> [Prompt]
Set down the data below without change, skipping the pictures it holds.

> [Supplied information]
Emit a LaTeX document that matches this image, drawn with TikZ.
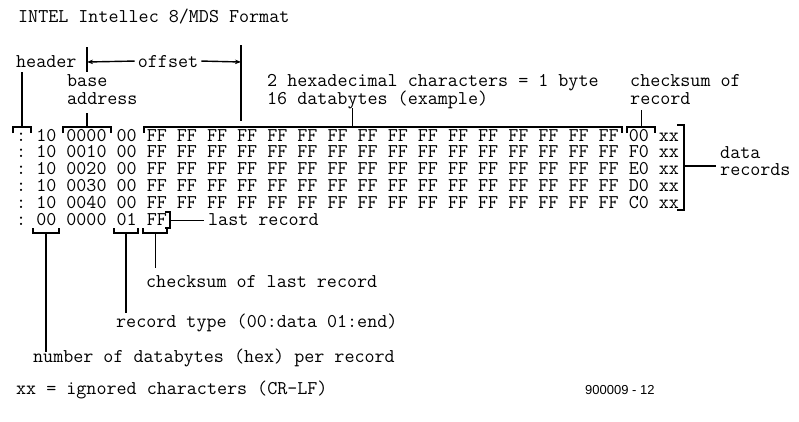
\documentclass[tikz,border=0pt]{standalone}
\usepackage{fontspec}
\setmainfont{Liberation Serif}
\newfontfamily\typefont{Latin Modern Mono}[WordSpace={1,0,0},PunctuationSpace=WordSpace]
\newfontfamily\labelfont{Liberation Sans}
\usetikzlibrary{arrows.meta}

\begin{document}
\begin{tikzpicture}[x=1pt,y=-1pt,
  tt/.style={anchor=base west,inner sep=0pt,
    font=\typefont\fontsize{19.5}{22}\selectfont\frenchspacing},
  ln/.style={line width=1.4pt,line cap=butt,line join=miter},
  lnthin/.style={line width=0.9pt,line cap=butt},
  arr/.style={ln,-{Stealth[length=6pt,width=4.5pt]}}
]
\useasboundingbox (0,0) rectangle (799,421);

% ---- headings ----
\node[tt] (title) at (18,22) {INTEL Intellec 8/MDS Format};
\node[tt] (hdr)   at (16,67) {header};
\node[tt,anchor=base] (offs) at (168,67) {offset};
\node[tt] (base)  at (67,86)  {base};
\node[tt] (addr)  at (67,104) {address};
\node[tt] (hexA)  at (267,86)  {2 hexadecimal characters = 1 byte};
\node[tt] (hexB)  at (267,104) {16 databytes (example)};
\node[tt] (csA)   at (630,86)  {checksum of};
\node[tt] (csB)   at (630,104) {record};

% ---- records ----
\node[tt] (r1) at (16,141.0) {: 10 0000 00 FF FF FF FF FF FF FF FF FF FF FF FF FF FF FF FF 00 xx};
\node[tt] (r2) at (16,157.8) {: 10 0010 00 FF FF FF FF FF FF FF FF FF FF FF FF FF FF FF FF F0 xx};
\node[tt] (r3) at (16,174.6) {: 10 0020 00 FF FF FF FF FF FF FF FF FF FF FF FF FF FF FF FF E0 xx};
\node[tt] (r4) at (16,191.4) {: 10 0030 00 FF FF FF FF FF FF FF FF FF FF FF FF FF FF FF FF D0 xx};
\node[tt] (r5) at (16,208.2) {: 10 0040 00 FF FF FF FF FF FF FF FF FF FF FF FF FF FF FF FF C0 xx};
\node[tt] (r6) at (16,225.0) {: 00 0000 01 FF};

\node[tt] (data) at (720,158) {data};
\node[tt] (recs) at (720,175) {records};
\node[tt] (last) at (208,225) {last record};

% ---- lower labels ----
\node[tt] (cslast) at (146,287) {checksum of last record};
\node[tt] (rtype)  at (116,327) {record type (00:data 01:end)};
\node[tt] (nbytes) at (33,362)  {number of databytes (hex) per record};
\node[tt] (note)   at (16,394)  {xx = ignored characters (CR-LF)};
\node[anchor=base west,inner sep=0pt,font=\labelfont\fontsize{13}{15}\selectfont]
  (fig) at (585,394) {900009 - 12};

% ---- offset dimension ----
\coordinate (offL) at (87,62);
\coordinate (offR) at (241,62);
\draw[ln] (87,47) -- (87,72);
\draw[ln] (241,45) -- (241,121);
\draw[arr] ([xshift=-3pt]offs.west) -- (offL);
\draw[arr] ([xshift=3pt]offs.east) -- (offR);

% ---- brackets above the first record ----
\coordinate (bH) at (22,127);
\coordinate (bA) at (87,127);
\coordinate (bD) at (352,127);
\coordinate (bC) at (641,127);
\draw[ln] (13,133) -- (13,127) -- (31,127) -- (31,133);
\draw[ln] (63,133) -- (63,127) -- (111,127) -- (111,133);
\draw[ln] (144,133) -- (144,127) -- (622,127) -- (622,133);
\draw[ln] (627,133) -- (627,127) -- (655,127) -- (655,133);
\draw[ln] (bH) -- (22,72);
\draw[ln] (bA) -- (87,113);
\draw[lnthin] (bD) -- (352,108);
\draw[lnthin] (bC) -- (641,110);

% ---- data records bracket ----
\coordinate (bR) at (684,166);
\coordinate (bRend) at (716,166);
\draw[ln] (677,125) -- (684,125) -- (684,210) -- (677,210);
\draw[ln] (bR) -- (bRend);

% ---- last record ----
\coordinate (bL) at (170,220);
\coordinate (bLend) at (204,220);
\draw[ln] (165,212) -- (170,212) -- (170,228) -- (165,228);
\draw[lnthin] (bL) -- (bLend);

% ---- brackets below the end record ----
\coordinate (bN) at (46,233);
\coordinate (bT) at (126,233);
\coordinate (bS) at (155,233);
\draw[ln] (33,228) -- (33,233) -- (59,233) -- (59,228);
\draw[ln] (114,228) -- (114,233) -- (138,233) -- (138,228);
\draw[ln] (143,228) -- (143,233) -- (167,233) -- (167,228);
\draw[ln] (bN) -- (46,352);
\draw[ln] (bT) -- (126,313);
\draw[lnthin] (bS) -- (155,268);
\end{tikzpicture}
\end{document}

> [Exercise solution]
Emit a LaTeX document that matches this image, drawn with TikZ.
\documentclass[tikz,border=0pt]{standalone}
\usepackage{fontspec}
\setmainfont{Liberation Serif}
\newfontfamily\typefont{Latin Modern Mono}[WordSpace={1,0,0},PunctuationSpace=WordSpace]
\newfontfamily\labelfont{Liberation Sans}
\usetikzlibrary{arrows.meta}

\begin{document}
\begin{tikzpicture}[x=1pt,y=-1pt,
  tt/.style={anchor=base west,inner sep=0pt,
    font=\typefont\fontsize{19.5}{22}\selectfont\frenchspacing},
  ln/.style={line width=1.4pt,line cap=butt,line join=miter},
  lnthin/.style={line width=0.9pt,line cap=butt},
  arr/.style={ln,-{Stealth[length=6pt,width=4.5pt]}}
]
\useasboundingbox (0,0) rectangle (799,421);

% ---- headings ----
\node[tt] (title) at (18,22) {INTEL Intellec 8/MDS Format};
\node[tt] (hdr)   at (16,67) {header};
\node[tt,anchor=base] (offs) at (168,67) {offset};
\node[tt] (base)  at (67,86)  {base};
\node[tt] (addr)  at (67,104) {address};
\node[tt] (hexA)  at (267,86)  {2 hexadecimal characters = 1 byte};
\node[tt] (hexB)  at (267,104) {16 databytes (example)};
\node[tt] (csA)   at (630,86)  {checksum of};
\node[tt] (csB)   at (630,104) {record};

% ---- records ----
\node[tt] (r1) at (16,141.0) {: 10 0000 00 FF FF FF FF FF FF FF FF FF FF FF FF FF FF FF FF 00 xx};
\node[tt] (r2) at (16,157.8) {: 10 0010 00 FF FF FF FF FF FF FF FF FF FF FF FF FF FF FF FF F0 xx};
\node[tt] (r3) at (16,174.6) {: 10 0020 00 FF FF FF FF FF FF FF FF FF FF FF FF FF FF FF FF E0 xx};
\node[tt] (r4) at (16,191.4) {: 10 0030 00 FF FF FF FF FF FF FF FF FF FF FF FF FF FF FF FF D0 xx};
\node[tt] (r5) at (16,208.2) {: 10 0040 00 FF FF FF FF FF FF FF FF FF FF FF FF FF FF FF FF C0 xx};
\node[tt] (r6) at (16,225.0) {: 00 0000 01 FF};

\node[tt] (data) at (720,158) {data};
\node[tt] (recs) at (720,175) {records};
\node[tt] (last) at (208,225) {last record};

% ---- lower labels ----
\node[tt] (cslast) at (146,287) {checksum of last record};
\node[tt] (rtype)  at (116,327) {record type (00:data 01:end)};
\node[tt] (nbytes) at (33,362)  {number of databytes (hex) per record};
\node[tt] (note)   at (16,394)  {xx = ignored characters (CR-LF)};
\node[anchor=base west,inner sep=0pt,font=\labelfont\fontsize{13}{15}\selectfont]
  (fig) at (585,394) {900009 - 12};

% ---- offset dimension ----
\coordinate (offL) at (87,62);
\coordinate (offR) at (241,62);
\draw[ln] (87,47) -- (87,72);
\draw[ln] (241,45) -- (241,121);
\draw[arr] ([xshift=-3pt]offs.west) -- (offL);
\draw[arr] ([xshift=3pt]offs.east) -- (offR);

% ---- brackets above the first record ----
\coordinate (bH) at (22,127);
\coordinate (bA) at (87,127);
\coordinate (bD) at (352,127);
\coordinate (bC) at (641,127);
\draw[ln] (13,133) -- (13,127) -- (31,127) -- (31,133);
\draw[ln] (63,133) -- (63,127) -- (111,127) -- (111,133);
\draw[ln] (144,133) -- (144,127) -- (622,127) -- (622,133);
\draw[ln] (627,133) -- (627,127) -- (655,127) -- (655,133);
\draw[ln] (bH) -- (22,72);
\draw[ln] (bA) -- (87,113);
\draw[lnthin] (bD) -- (352,108);
\draw[lnthin] (bC) -- (641,110);

% ---- data records bracket ----
\coordinate (bR) at (684,166);
\coordinate (bRend) at (716,166);
\draw[ln] (677,125) -- (684,125) -- (684,210) -- (677,210);
\draw[ln] (bR) -- (bRend);

% ---- last record ----
\coordinate (bL) at (170,220);
\coordinate (bLend) at (204,220);
\draw[ln] (165,212) -- (170,212) -- (170,228) -- (165,228);
\draw[lnthin] (bL) -- (bLend);

% ---- brackets below the end record ----
\coordinate (bN) at (46,233);
\coordinate (bT) at (126,233);
\coordinate (bS) at (155,233);
\draw[ln] (33,228) -- (33,233) -- (59,233) -- (59,228);
\draw[ln] (114,228) -- (114,233) -- (138,233) -- (138,228);
\draw[ln] (143,228) -- (143,233) -- (167,233) -- (167,228);
\draw[ln] (bN) -- (46,352);
\draw[ln] (bT) -- (126,313);
\draw[lnthin] (bS) -- (155,268);
\end{tikzpicture}
\end{document}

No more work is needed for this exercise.